#### [DATASET SECTION]
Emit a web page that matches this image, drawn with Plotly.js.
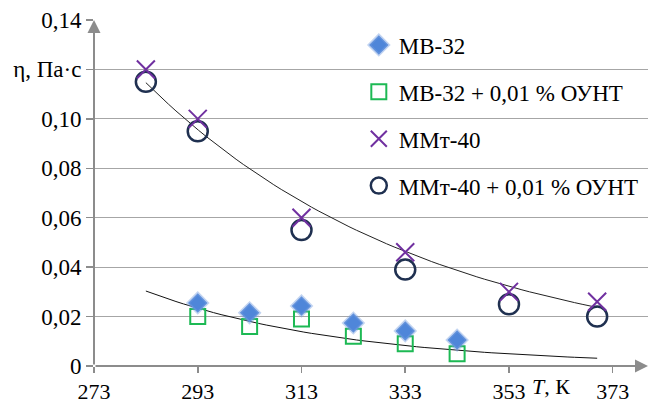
<!DOCTYPE html>
<html>
<head>
<meta charset="utf-8">
<script src="https://cdn.plot.ly/plotly-3.0.1.min.js"></script>
<style>html,body{margin:0;padding:0;background:#fff;}#chart{width:651px;height:403px;}</style>
</head>
<body>
<div id="chart"></div>
<script>
// ---- data ----
var T_mb = [293, 303, 313, 323, 333, 343];
var mb32 = [0.0255, 0.0215, 0.0243, 0.0174, 0.0142, 0.0105];
var mb32_ount = [0.020, 0.016, 0.019, 0.012, 0.009, 0.005];
var T_mm = [283, 293, 313, 333, 353, 370];
var mmt40 = [0.120, 0.100, 0.060, 0.046, 0.030, 0.026];
var mmt40_ount = [0.115, 0.095, 0.055, 0.039, 0.025, 0.020];
var names = ['МВ-32', 'МВ-32 + 0,01 % ОУНТ', 'ММт-40', 'ММт-40 + 0,01 % ОУНТ'];
var yTickVals = [0, 0.02, 0.04, 0.06, 0.08, 0.10, 0.12, 0.14];
var yTickText = ['0', '0,02', '0,04', '0,06', '0,08', '0,10', 'η, Па·с', '0,14'];
var xTickVals = [273, 293, 313, 333, 353, 373];
var xTickText = ['273', '293', '313', '333', '353', '373'];

// exponential (Excel-style) trendline fitted to a series
function expFit(xs, ys) {
  var n = xs.length, mx = 0, my = 0;
  var ly = ys.map(function (v) { return Math.log(v); });
  for (var i = 0; i < n; i++) { mx += xs[i]; my += ly[i]; }
  mx /= n; my /= n;
  var sxx = 0, sxy = 0;
  for (i = 0; i < n; i++) { sxx += (xs[i] - mx) * (xs[i] - mx); sxy += (xs[i] - mx) * (ly[i] - my); }
  var b = sxy / sxx, a = my - b * mx;
  return function (x) { return Math.exp(a + b * x); };
}
function trend(f, x0, x1) {
  var xs = [], ys = [];
  for (var i = 0; i <= 60; i++) { var x = x0 + (x1 - x0) * i / 60; xs.push(x); ys.push(f(x)); }
  return { x: xs, y: ys };
}
var tMin = Math.min.apply(null, T_mm), tMax = Math.max.apply(null, T_mm);
var upT = trend(expFit(T_mm, mmt40), tMin, tMax);
var loT = trend(expFit(T_mb, mb32_ount), tMin, tMax);

var xr = [273, 379.8], yr = [0, 0.14];
var SERIF = 'Liberation Serif';
var axisCol = '#8c8c8c';

var traces = [
  { x: upT.x, y: upT.y, mode: 'lines', line: { color: '#222', width: 1 }, showlegend: false, hoverinfo: 'skip' },
  { x: loT.x, y: loT.y, mode: 'lines', line: { color: '#111', width: 1 }, showlegend: false, hoverinfo: 'skip' },
  { x: T_mb, y: mb32_ount, name: names[1], legendgroup: 'b', legendrank: 2, mode: 'markers',
    marker: { symbol: 'square-open', size: 15, color: '#1db954', line: { width: 2, color: '#00b050' } } },
  { x: T_mb, y: mb32, name: names[0], legendgroup: 'a', legendrank: 1, mode: 'markers',
    marker: { symbol: 'diamond', size: 15, color: '#4f86d9', line: { width: 3, color: 'rgba(120,160,225,0.45)' } } },
  { x: T_mm, y: mmt40_ount, name: names[3], legendgroup: 'd', legendrank: 4, mode: 'markers',
    marker: { symbol: 'circle-open', size: 20, color: '#1f3050', line: { width: 2.5, color: '#1f3050' } } },
  { x: T_mm, y: mmt40, name: names[2], legendgroup: 'c', legendrank: 3, mode: 'markers',
    marker: { symbol: 'x-thin-open', size: 18, color: '#7030a0', line: { width: 2, color: '#7030a0' } } }
];

var layout = {
  width: 651, height: 403,
  margin: { l: 94, r: 3, t: 20, b: 37 },
  paper_bgcolor: '#fff', plot_bgcolor: '#fff',
  font: { family: SERIF, size: 22, color: '#000' },
  showlegend: true,
  legend: { x: 0.478, y: 0.99, xanchor: 'left', yanchor: 'top', bgcolor: 'rgba(0,0,0,0)',
    traceorder: 'grouped', tracegroupgap: 14, font: { family: SERIF, size: 23, color: '#000' } },
  xaxis: { range: xr, tickmode: 'array', tickvals: xTickVals, ticktext: xTickText,
    showgrid: false, zeroline: false, showline: false, ticks: 'outside', ticklen: 6,
    tickcolor: axisCol, tickwidth: 1.5, tickfont: { family: SERIF, size: 22, color: '#000' } },
  yaxis: { range: yr, tickmode: 'array', tickvals: yTickVals, ticktext: yTickText,
    showgrid: true, gridcolor: '#a6a6a6', gridwidth: 1.2, zeroline: false, showline: false,
    ticks: 'outside', ticklen: 7, tickcolor: axisCol, tickwidth: 1.5,
    tickfont: { family: SERIF, size: 23, color: '#000' } },
  annotations: [
    { x: xr[1], y: 0, ax: xr[0], ay: 0, xref: 'x', yref: 'y', axref: 'x', ayref: 'y', text: '',
      showarrow: true, arrowhead: 2, arrowsize: 1.3, arrowwidth: 2, arrowcolor: axisCol },
    { x: xr[0], y: yr[1], ax: xr[0], ay: 0, xref: 'x', yref: 'y', axref: 'x', ayref: 'y', text: '',
      showarrow: true, arrowhead: 2, arrowsize: 1.3, arrowwidth: 2, arrowcolor: axisCol },
    { x: 0.862, y: 0, xref: 'paper', yref: 'paper', yanchor: 'top', yshift: -6, showarrow: false,
      text: '<i>T</i>, К', font: { family: SERIF, size: 22, color: '#000' } }
  ]
};
Plotly.newPlot('chart', traces, layout, { displayModeBar: false, staticPlot: true });
</script>
</body>
</html>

#### [WHAT IS BEING ASKED]
All of the material above is to be copied exactly, except for its images.

#### [RESPONSE]
Emit a web page that matches this image, drawn with Plotly.js.
<!DOCTYPE html>
<html>
<head>
<meta charset="utf-8">
<script src="https://cdn.plot.ly/plotly-3.0.1.min.js"></script>
<style>html,body{margin:0;padding:0;background:#fff;}#chart{width:651px;height:403px;}</style>
</head>
<body>
<div id="chart"></div>
<script>
// ---- data ----
var T_mb = [293, 303, 313, 323, 333, 343];
var mb32 = [0.0255, 0.0215, 0.0243, 0.0174, 0.0142, 0.0105];
var mb32_ount = [0.020, 0.016, 0.019, 0.012, 0.009, 0.005];
var T_mm = [283, 293, 313, 333, 353, 370];
var mmt40 = [0.120, 0.100, 0.060, 0.046, 0.030, 0.026];
var mmt40_ount = [0.115, 0.095, 0.055, 0.039, 0.025, 0.020];
var names = ['МВ-32', 'МВ-32 + 0,01 % ОУНТ', 'ММт-40', 'ММт-40 + 0,01 % ОУНТ'];
var yTickVals = [0, 0.02, 0.04, 0.06, 0.08, 0.10, 0.12, 0.14];
var yTickText = ['0', '0,02', '0,04', '0,06', '0,08', '0,10', 'η, Па·с', '0,14'];
var xTickVals = [273, 293, 313, 333, 353, 373];
var xTickText = ['273', '293', '313', '333', '353', '373'];

// exponential (Excel-style) trendline fitted to a series
function expFit(xs, ys) {
  var n = xs.length, mx = 0, my = 0;
  var ly = ys.map(function (v) { return Math.log(v); });
  for (var i = 0; i < n; i++) { mx += xs[i]; my += ly[i]; }
  mx /= n; my /= n;
  var sxx = 0, sxy = 0;
  for (i = 0; i < n; i++) { sxx += (xs[i] - mx) * (xs[i] - mx); sxy += (xs[i] - mx) * (ly[i] - my); }
  var b = sxy / sxx, a = my - b * mx;
  return function (x) { return Math.exp(a + b * x); };
}
function trend(f, x0, x1) {
  var xs = [], ys = [];
  for (var i = 0; i <= 60; i++) { var x = x0 + (x1 - x0) * i / 60; xs.push(x); ys.push(f(x)); }
  return { x: xs, y: ys };
}
var tMin = Math.min.apply(null, T_mm), tMax = Math.max.apply(null, T_mm);
var upT = trend(expFit(T_mm, mmt40), tMin, tMax);
var loT = trend(expFit(T_mb, mb32_ount), tMin, tMax);

var xr = [273, 379.8], yr = [0, 0.14];
var SERIF = 'Liberation Serif';
var axisCol = '#8c8c8c';

var traces = [
  { x: upT.x, y: upT.y, mode: 'lines', line: { color: '#222', width: 1 }, showlegend: false, hoverinfo: 'skip' },
  { x: loT.x, y: loT.y, mode: 'lines', line: { color: '#111', width: 1 }, showlegend: false, hoverinfo: 'skip' },
  { x: T_mb, y: mb32_ount, name: names[1], legendgroup: 'b', legendrank: 2, mode: 'markers',
    marker: { symbol: 'square-open', size: 15, color: '#1db954', line: { width: 2, color: '#00b050' } } },
  { x: T_mb, y: mb32, name: names[0], legendgroup: 'a', legendrank: 1, mode: 'markers',
    marker: { symbol: 'diamond', size: 15, color: '#4f86d9', line: { width: 3, color: 'rgba(120,160,225,0.45)' } } },
  { x: T_mm, y: mmt40_ount, name: names[3], legendgroup: 'd', legendrank: 4, mode: 'markers',
    marker: { symbol: 'circle-open', size: 20, color: '#1f3050', line: { width: 2.5, color: '#1f3050' } } },
  { x: T_mm, y: mmt40, name: names[2], legendgroup: 'c', legendrank: 3, mode: 'markers',
    marker: { symbol: 'x-thin-open', size: 18, color: '#7030a0', line: { width: 2, color: '#7030a0' } } }
];

var layout = {
  width: 651, height: 403,
  margin: { l: 94, r: 3, t: 20, b: 37 },
  paper_bgcolor: '#fff', plot_bgcolor: '#fff',
  font: { family: SERIF, size: 22, color: '#000' },
  showlegend: true,
  legend: { x: 0.478, y: 0.99, xanchor: 'left', yanchor: 'top', bgcolor: 'rgba(0,0,0,0)',
    traceorder: 'grouped', tracegroupgap: 14, font: { family: SERIF, size: 23, color: '#000' } },
  xaxis: { range: xr, tickmode: 'array', tickvals: xTickVals, ticktext: xTickText,
    showgrid: false, zeroline: false, showline: false, ticks: 'outside', ticklen: 6,
    tickcolor: axisCol, tickwidth: 1.5, tickfont: { family: SERIF, size: 22, color: '#000' } },
  yaxis: { range: yr, tickmode: 'array', tickvals: yTickVals, ticktext: yTickText,
    showgrid: true, gridcolor: '#a6a6a6', gridwidth: 1.2, zeroline: false, showline: false,
    ticks: 'outside', ticklen: 7, tickcolor: axisCol, tickwidth: 1.5,
    tickfont: { family: SERIF, size: 23, color: '#000' } },
  annotations: [
    { x: xr[1], y: 0, ax: xr[0], ay: 0, xref: 'x', yref: 'y', axref: 'x', ayref: 'y', text: '',
      showarrow: true, arrowhead: 2, arrowsize: 1.3, arrowwidth: 2, arrowcolor: axisCol },
    { x: xr[0], y: yr[1], ax: xr[0], ay: 0, xref: 'x', yref: 'y', axref: 'x', ayref: 'y', text: '',
      showarrow: true, arrowhead: 2, arrowsize: 1.3, arrowwidth: 2, arrowcolor: axisCol },
    { x: 0.862, y: 0, xref: 'paper', yref: 'paper', yanchor: 'top', yshift: -6, showarrow: false,
      text: '<i>T</i>, К', font: { family: SERIF, size: 22, color: '#000' } }
  ]
};
Plotly.newPlot('chart', traces, layout, { displayModeBar: false, staticPlot: true });
</script>
</body>
</html>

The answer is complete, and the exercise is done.